Data ::
◆ ◆ ◆
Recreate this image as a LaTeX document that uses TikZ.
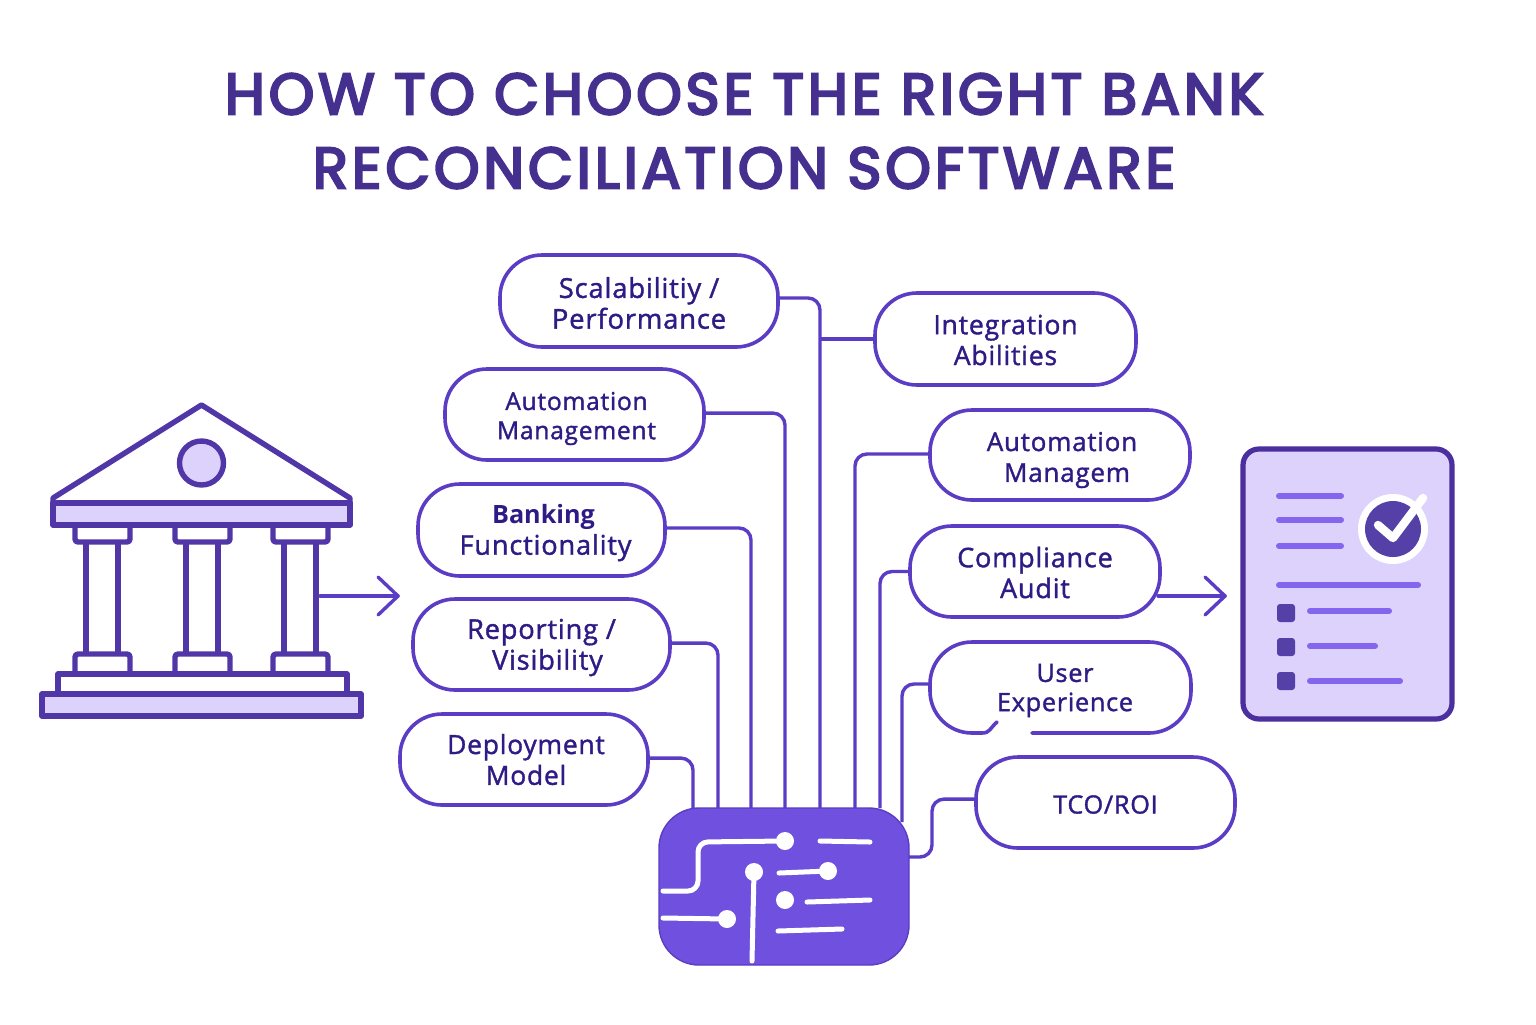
\documentclass[tikz,border=0pt]{standalone}
\usepackage{fontspec}
\setmainfont{Open Sans}
\newfontfamily\titlefont[LetterSpace=6.6,FakeBold=4]{Poppins}
\newfontfamily\bodyfont[LetterSpace=3,FakeBold=1.4]{Open Sans}
\newfontfamily\bodyboldfont[LetterSpace=0]{Open Sans}
\definecolor{titlec}{HTML}{45308F}
\definecolor{textc}{HTML}{2F1B85}
\definecolor{linec}{HTML}{5B3CC4}
\definecolor{bankc}{HTML}{5136A8}
\definecolor{lav}{HTML}{DDD2FC}
\definecolor{chipc}{HTML}{7050DE}
\definecolor{docedge}{HTML}{4B2F9E}
\definecolor{docline}{HTML}{8466EE}
\definecolor{docdark}{HTML}{5540A8}
\tikzset{
  pillbox/.style={draw=linec,line width=1.8pt,rounded corners=21pt,inner sep=0pt,outer sep=0pt},
  pilltext/.style={text=textc,align=center,inner sep=0pt,outer sep=0pt},
  conn/.style={draw=linec,line width=1.7pt,rounded corners=6pt},
  bankline/.style={draw=bankc,line width=2.7pt,line join=round},
  bigarrow/.style={draw=linec,line width=1.7pt,line cap=round,line join=round},
  chipline/.style={draw=white,line width=2.5pt,line cap=round},
  chipdot/.style={circle,fill=white,minimum size=9pt,inner sep=0pt},
  docbar/.style={draw=docline,line width=3pt,line cap=round},
  docsq/.style={fill=docdark,rounded corners=1.5pt},
}
% name, x1,y1,x2,y2, font size, baseline, text-dy, text
\newcommand{\pillnode}[9]{%
  \node[pillbox,minimum width={(#4-#2)*0.5pt},minimum height={(#5-#3)*0.5pt}] (#1) at ({(#2+#4)/2},{(#3+#5)/2}) {};
  \node[pilltext,font=\bodyfont\fontsize{#6}{#7}\selectfont] (#1text) at ({(#2+#4)/2},{(#3+#5)/2+#8}) {#9};}
\begin{document}
\begin{tikzpicture}[x=0.5pt,y=-0.5pt]
\useasboundingbox (0,0) rectangle (1536,1024);
\fill[white] (0,0) rectangle (1536,1024);
% title
\node[text=titlec,font=\titlefont\fontsize{29}{37}\selectfont,align=center,inner sep=0pt] (title) at (744,131) {HOW TO CHOOSE THE RIGHT BANK\\RECONCILIATION SOFTWARE};
% chip
\node[fill=chipc,draw=linec,line width=0.7pt,rounded corners=20pt,minimum width=125pt,minimum height=78.5pt,inner sep=0pt,outer sep=0pt] (chip) at (784,886.5) {};
\foreach \n/\x in {a/693,b/718,c/751,d/785,e/820,f/855,g/880}{\coordinate (port\n) at (\x,808);}
\coordinate (porth) at (902,822);
\coordinate (porti) at (909,857);
\coordinate (tcoj) at (932,828);
% pills
\pillnode{scal}{500}{255}{778}{347}{13.7}{15.4}{2}{Scalabilitiy /\\Performance}
\pillnode{integ}{875}{293}{1136}{385}{13.3}{15.4}{1}{Integration\\Abilities}
\pillnode{autol}{445}{369}{704}{460}{12.3}{14.6}{4}{\hspace*{2pt}Automation\\\hspace*{2pt}Management}
\pillnode{autor}{930}{410}{1190}{500}{13}{15.4}{5}{\hspace*{2pt}Automation\\\hspace*{7pt}Managem}
\pillnode{bank}{418}{484}{665}{576}{13.6}{15.4}{3}{\hspace*{2pt}{\bodyboldfont\bfseries\fontsize{12.6}{15.4}\selectfont Banking}\\\hspace*{4pt}Functionality}
\pillnode{comp}{910}{526}{1160}{617}{13.5}{15.4}{1}{Compliance\\Audit}
\pillnode{repo}{413}{599}{670}{690}{13.6}{15.4}{3}{Reporting /\\\hspace*{6pt}Visibility}
\node[pilltext,font=\bodyfont\fontsize{12.6}{14.6}\selectfont] (user) at (1065,690.5) {User\\Experience};
\coordinate (userw) at (930,684);
\draw[linec,line width=1.8pt,line cap=round,rounded corners=21pt] (1032,733) -- (1191,733) -- (1191,642) -- (930,642) -- (930,733) -- (982,733);
\draw[linec,line width=1.8pt,line cap=round] (982,733) .. controls (990,733) and (990,728) .. (997,722);
\pillnode{depl}{400}{714}{648}{805}{13.2}{15.4}{0}{\hspace*{2pt}Deployment\\\hspace*{2pt}Model}
\pillnode{tco}{976}{757}{1235}{848}{12.6}{15.4}{2}{TCO/ROI}
% connectors
\draw[conn] ([yshift=1.5pt]scal.east) -| (porte);
\draw[conn,rounded corners=0pt] (integ.west) -- (integ.west -| porte);
\draw[conn] ([yshift=0.7pt]autol.east) -| (portd);
\draw[conn] ([yshift=1pt]bank.east) -| (portc);
\draw[conn] ([yshift=0.7pt]repo.east) -| (portb);
\draw[conn] ([yshift=0.7pt]depl.east) -| (porta);
\draw[conn] ([yshift=0.5pt]autor.west) -| (portf);
\draw[conn] (comp.west) -| (portg);
\draw[conn] (userw) -| (porth);
\draw[conn] ([yshift=1.7pt]tco.west) -| (tcoj) |- (porti);
% chip art
\draw[chipline,rounded corners=5pt] (663,891) -- (698,891) -- (698,842) -- (785,841);
\node[chipdot] (d1) at (785,841) {};
\draw[chipline] (820,841) -- (870,842);
\node[chipdot] (d2) at (754,872) {};
\draw[chipline] (d2.center) -- (752,961);
\node[chipdot] (d3) at (828,871) {};
\draw[chipline] (779,873) -- (d3.center);
\node[chipdot] (d4) at (785,900) {};
\draw[chipline] (807,902) -- (870,900);
\node[chipdot] (d5) at (727,919) {};
\draw[chipline] (663,918) -- (d5.center);
\draw[chipline] (778,931) -- (842,929);
% bank
\draw[bankline] (53,498) -- (201.5,405) -- (350,498) -- (350,503) -- (53,503) -- cycle;
\draw[bankline,fill=lav] (53,503) rectangle (350,525);
\draw[bankline,fill=lav] (201.5,463) circle[radius=22];
\foreach \l in {75,175,273}{
  \draw[bankline,rounded corners=1.5pt] (\l,525) -- (\l,542) -- (\l+55,542) -- (\l+55,525);
  \draw[bankline] (\l+11,542) -- (\l+11,654);
  \draw[bankline] (\l+43,542) -- (\l+43,654);
  \draw[bankline,rounded corners=1.5pt] (\l,674) -- (\l,654) -- (\l+55,654) -- (\l+55,674);
}
\draw[bankline] (58,693) -- (58,674) -- (347,674) -- (347,693);
\draw[bankline,fill=lav] (42,694) rectangle (361,716);
% arrows
\coordinate (a1s) at (320,596); \coordinate (a1e) at (398,596);
\coordinate (a2s) at (1158,596); \coordinate (a2e) at (1225,596);
\draw[bigarrow] (a1s) -- (a1e);
\draw[bigarrow] (378,577) -- (a1e) -- (378,615);
\draw[bigarrow] (a2s) -- (a2e);
\draw[bigarrow] (1205,577) -- (a2e) -- (1205,615);
% document
\draw[draw=docedge,fill=lav,line width=2.6pt,rounded corners=8pt] (1243,449) rectangle (1452,719);
\foreach \xa/\xb/\yy in {1279/1341/496,1279/1341/520,1279/1341/546,1279/1418/585,1310/1389/611,1310/1375/646,1310/1400/681}{
  \draw[docbar] (\xa,\yy) -- (\xb,\yy);
}
\foreach \yy in {604,638,672}{
  \fill[docsq] (1277,\yy) rectangle (1295,\yy+18);
}
\fill[white] (1393,529) circle[radius=35];
\fill[docdark] (1393,529) circle[radius=28];
\draw[white,line width=4.2pt,line cap=round,line join=round] (1378,525) -- (1393,538) -- (1423,498);
\end{tikzpicture}
\end{document}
◆ ◆ ◆
Given problem ::
Restate the full listing verbatim and drop every picture.

Full solution ::
Recreate this image as a LaTeX document that uses TikZ.
\documentclass[tikz,border=0pt]{standalone}
\usepackage{fontspec}
\setmainfont{Open Sans}
\newfontfamily\titlefont[LetterSpace=6.6,FakeBold=4]{Poppins}
\newfontfamily\bodyfont[LetterSpace=3,FakeBold=1.4]{Open Sans}
\newfontfamily\bodyboldfont[LetterSpace=0]{Open Sans}
\definecolor{titlec}{HTML}{45308F}
\definecolor{textc}{HTML}{2F1B85}
\definecolor{linec}{HTML}{5B3CC4}
\definecolor{bankc}{HTML}{5136A8}
\definecolor{lav}{HTML}{DDD2FC}
\definecolor{chipc}{HTML}{7050DE}
\definecolor{docedge}{HTML}{4B2F9E}
\definecolor{docline}{HTML}{8466EE}
\definecolor{docdark}{HTML}{5540A8}
\tikzset{
  pillbox/.style={draw=linec,line width=1.8pt,rounded corners=21pt,inner sep=0pt,outer sep=0pt},
  pilltext/.style={text=textc,align=center,inner sep=0pt,outer sep=0pt},
  conn/.style={draw=linec,line width=1.7pt,rounded corners=6pt},
  bankline/.style={draw=bankc,line width=2.7pt,line join=round},
  bigarrow/.style={draw=linec,line width=1.7pt,line cap=round,line join=round},
  chipline/.style={draw=white,line width=2.5pt,line cap=round},
  chipdot/.style={circle,fill=white,minimum size=9pt,inner sep=0pt},
  docbar/.style={draw=docline,line width=3pt,line cap=round},
  docsq/.style={fill=docdark,rounded corners=1.5pt},
}
% name, x1,y1,x2,y2, font size, baseline, text-dy, text
\newcommand{\pillnode}[9]{%
  \node[pillbox,minimum width={(#4-#2)*0.5pt},minimum height={(#5-#3)*0.5pt}] (#1) at ({(#2+#4)/2},{(#3+#5)/2}) {};
  \node[pilltext,font=\bodyfont\fontsize{#6}{#7}\selectfont] (#1text) at ({(#2+#4)/2},{(#3+#5)/2+#8}) {#9};}
\begin{document}
\begin{tikzpicture}[x=0.5pt,y=-0.5pt]
\useasboundingbox (0,0) rectangle (1536,1024);
\fill[white] (0,0) rectangle (1536,1024);
% title
\node[text=titlec,font=\titlefont\fontsize{29}{37}\selectfont,align=center,inner sep=0pt] (title) at (744,131) {HOW TO CHOOSE THE RIGHT BANK\\RECONCILIATION SOFTWARE};
% chip
\node[fill=chipc,draw=linec,line width=0.7pt,rounded corners=20pt,minimum width=125pt,minimum height=78.5pt,inner sep=0pt,outer sep=0pt] (chip) at (784,886.5) {};
\foreach \n/\x in {a/693,b/718,c/751,d/785,e/820,f/855,g/880}{\coordinate (port\n) at (\x,808);}
\coordinate (porth) at (902,822);
\coordinate (porti) at (909,857);
\coordinate (tcoj) at (932,828);
% pills
\pillnode{scal}{500}{255}{778}{347}{13.7}{15.4}{2}{Scalabilitiy /\\Performance}
\pillnode{integ}{875}{293}{1136}{385}{13.3}{15.4}{1}{Integration\\Abilities}
\pillnode{autol}{445}{369}{704}{460}{12.3}{14.6}{4}{\hspace*{2pt}Automation\\\hspace*{2pt}Management}
\pillnode{autor}{930}{410}{1190}{500}{13}{15.4}{5}{\hspace*{2pt}Automation\\\hspace*{7pt}Managem}
\pillnode{bank}{418}{484}{665}{576}{13.6}{15.4}{3}{\hspace*{2pt}{\bodyboldfont\bfseries\fontsize{12.6}{15.4}\selectfont Banking}\\\hspace*{4pt}Functionality}
\pillnode{comp}{910}{526}{1160}{617}{13.5}{15.4}{1}{Compliance\\Audit}
\pillnode{repo}{413}{599}{670}{690}{13.6}{15.4}{3}{Reporting /\\\hspace*{6pt}Visibility}
\node[pilltext,font=\bodyfont\fontsize{12.6}{14.6}\selectfont] (user) at (1065,690.5) {User\\Experience};
\coordinate (userw) at (930,684);
\draw[linec,line width=1.8pt,line cap=round,rounded corners=21pt] (1032,733) -- (1191,733) -- (1191,642) -- (930,642) -- (930,733) -- (982,733);
\draw[linec,line width=1.8pt,line cap=round] (982,733) .. controls (990,733) and (990,728) .. (997,722);
\pillnode{depl}{400}{714}{648}{805}{13.2}{15.4}{0}{\hspace*{2pt}Deployment\\\hspace*{2pt}Model}
\pillnode{tco}{976}{757}{1235}{848}{12.6}{15.4}{2}{TCO/ROI}
% connectors
\draw[conn] ([yshift=1.5pt]scal.east) -| (porte);
\draw[conn,rounded corners=0pt] (integ.west) -- (integ.west -| porte);
\draw[conn] ([yshift=0.7pt]autol.east) -| (portd);
\draw[conn] ([yshift=1pt]bank.east) -| (portc);
\draw[conn] ([yshift=0.7pt]repo.east) -| (portb);
\draw[conn] ([yshift=0.7pt]depl.east) -| (porta);
\draw[conn] ([yshift=0.5pt]autor.west) -| (portf);
\draw[conn] (comp.west) -| (portg);
\draw[conn] (userw) -| (porth);
\draw[conn] ([yshift=1.7pt]tco.west) -| (tcoj) |- (porti);
% chip art
\draw[chipline,rounded corners=5pt] (663,891) -- (698,891) -- (698,842) -- (785,841);
\node[chipdot] (d1) at (785,841) {};
\draw[chipline] (820,841) -- (870,842);
\node[chipdot] (d2) at (754,872) {};
\draw[chipline] (d2.center) -- (752,961);
\node[chipdot] (d3) at (828,871) {};
\draw[chipline] (779,873) -- (d3.center);
\node[chipdot] (d4) at (785,900) {};
\draw[chipline] (807,902) -- (870,900);
\node[chipdot] (d5) at (727,919) {};
\draw[chipline] (663,918) -- (d5.center);
\draw[chipline] (778,931) -- (842,929);
% bank
\draw[bankline] (53,498) -- (201.5,405) -- (350,498) -- (350,503) -- (53,503) -- cycle;
\draw[bankline,fill=lav] (53,503) rectangle (350,525);
\draw[bankline,fill=lav] (201.5,463) circle[radius=22];
\foreach \l in {75,175,273}{
  \draw[bankline,rounded corners=1.5pt] (\l,525) -- (\l,542) -- (\l+55,542) -- (\l+55,525);
  \draw[bankline] (\l+11,542) -- (\l+11,654);
  \draw[bankline] (\l+43,542) -- (\l+43,654);
  \draw[bankline,rounded corners=1.5pt] (\l,674) -- (\l,654) -- (\l+55,654) -- (\l+55,674);
}
\draw[bankline] (58,693) -- (58,674) -- (347,674) -- (347,693);
\draw[bankline,fill=lav] (42,694) rectangle (361,716);
% arrows
\coordinate (a1s) at (320,596); \coordinate (a1e) at (398,596);
\coordinate (a2s) at (1158,596); \coordinate (a2e) at (1225,596);
\draw[bigarrow] (a1s) -- (a1e);
\draw[bigarrow] (378,577) -- (a1e) -- (378,615);
\draw[bigarrow] (a2s) -- (a2e);
\draw[bigarrow] (1205,577) -- (a2e) -- (1205,615);
% document
\draw[draw=docedge,fill=lav,line width=2.6pt,rounded corners=8pt] (1243,449) rectangle (1452,719);
\foreach \xa/\xb/\yy in {1279/1341/496,1279/1341/520,1279/1341/546,1279/1418/585,1310/1389/611,1310/1375/646,1310/1400/681}{
  \draw[docbar] (\xa,\yy) -- (\xb,\yy);
}
\foreach \yy in {604,638,672}{
  \fill[docsq] (1277,\yy) rectangle (1295,\yy+18);
}
\fill[white] (1393,529) circle[radius=35];
\fill[docdark] (1393,529) circle[radius=28];
\draw[white,line width=4.2pt,line cap=round,line join=round] (1378,525) -- (1393,538) -- (1423,498);
\end{tikzpicture}
\end{document}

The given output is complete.